Watching last night’s match at Wembley, or rather at half-time, I remembered an article in The Spectator ten or a dozen years ago. The writer’s early teenage son, starved of football on a foreign holiday, discovered to his delight that an international — perhaps Brazil v Sweden — could be watched on a local TV station that afternoon or evening. Then, he switched off, reporting with disgust “it’s women’s football, Dad”.
Well, that boy is now grown-up and I wouldn’t be surprised if he watched the Lionesses in yesterday’s match with delight, and did so not only because England have at last beaten Germany in a final, but because it offered good and entertaining football. It would indeed have been a cracking match even if the somewhat scrambled extra-time winner had come from a German boot rather than from England’s Chloe Kelly.
Women’s football has a long history, even if there were fifty years from 1921 when the FA prohibited Football League clubs from staging women’s matches on the ground that football was a game unsuitable for women. That judgement looks ridiculous as well as offensive today, but, in fairness to the old dinosaurs, one might remember that even half a century later there were no 5000 or 10000-metre races for women in the Olympics, the distance being thought too demanding for them. This was bizarre because even between the wars there were women’s international cross-country races.
The surge in popularity of women’s football, reflected in that 87,000 crowd at Wembley is, of course, very recent. After all, it is not long since Victoria Beckham and Coleen Rooney, wives of England’s football captains, were very much better known than any woman footballer. Footballer’s WAGS (wives and girl-friends) were celebrities as no woman who kicked the ball and scored goals ever was. This European Cup should change that, even if there is still some way to go before the Lionesses are as well known as England’s male football stars, few of whom have ever, had to juggle other jobs, while establishing themselves as footballers. Unlike the centre back Millie Bright, who previously juggled working in leisure centres and as a stable hand with playing football.

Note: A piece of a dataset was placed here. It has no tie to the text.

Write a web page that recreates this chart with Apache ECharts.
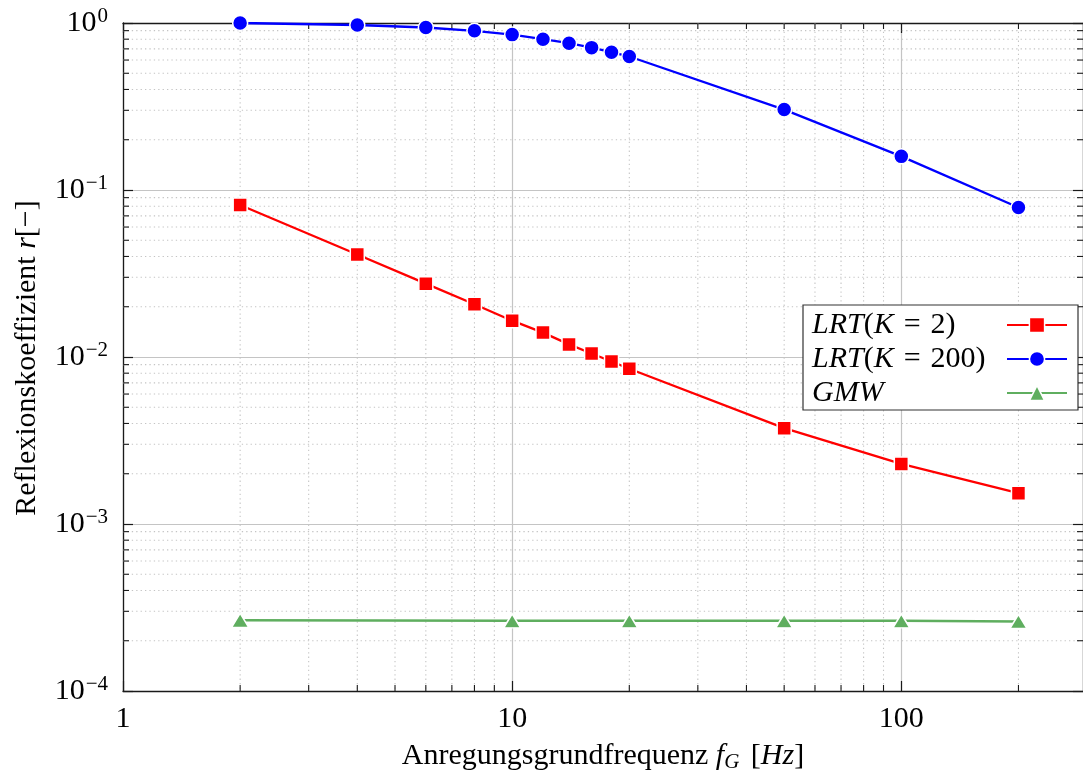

There was something very refreshing about last night’s match and indeed about the tournament as a whole. There was something old-fashioned about it for anyone who, like me, has rather fallen out of love with the often ten arid professionalism and safety-first efficiency of the modern men’s game, which so often sees long phases of unchallenged inter-passing by two, three or four defenders in their otherwise empty half of the field, and vain attempts to find a way through blanket defences. It was a very important match — the most important any of the Lionesses will ever have played, and no doubt, their approach, guided by their Dutch coach, Sarina Wiegman, was highly professional. Nor was it free of the niggling and obstruction that characterises the men’s game. Yet there was also a freshness and sense of enjoyment about their play, also — if it’s not an insult — something of the amateur spirit, a game played for fun.
Will this victory change society’s view on women far beyond the football field as some have suggested? Or is it perhaps rather evidence of how completely that change is already underway or has already taken place? It’s no longer a man’s world, and quite right too, even if some of us oldies are sometimes bemused by the different landscape we have survived into, even at times resentful of it — if, also, one hopes — ashamed of such a feeling.
We are, it seems, about to have another female Prime Minister and there are numerous walks of life, such as universities, publishing, the City, and the media – where women were not so very long ago rarely more than junior employees, but are now equals or chief executives.
The huge crowd at Wembley reflects a change that has been underway for a long time. Some sports have, for easily identifiable reasons, moved faster than others. This has perhaps been easier in minority sports, but it is coming everywhere. Women’s football has been given a huge boost by the Lionesses. The next step is for the club game to profit from the new popularity and celebrity. One can see signs of this already in the much greater coverage in the press, radio and television given to women’s sport in general.
In those sports in which some degree of equality has long been established women stars have long been celebrities. Tennis is an obvious example. It is almost a hundred years since Suzanne Lenglen was as bright a star as any of the male champions of her time. Of course, men will always have certain physical advantages which is why direct competition between male and female teams will remain impossible, but there are others where this is not the case. Rachel Blackmore has ridden the winner of the Grand National and Hollie Doyle has won classics on the Flat.
The days of discrimination and “women can’t do that” are surely over. After all, the Lionesses have achieved more than any England men’s team, sporting the Three Lions, since Bobby Moore led England to a World Cup triumph in 1966. And they did this while attracting a record crowd and watched by tens of millions on TV.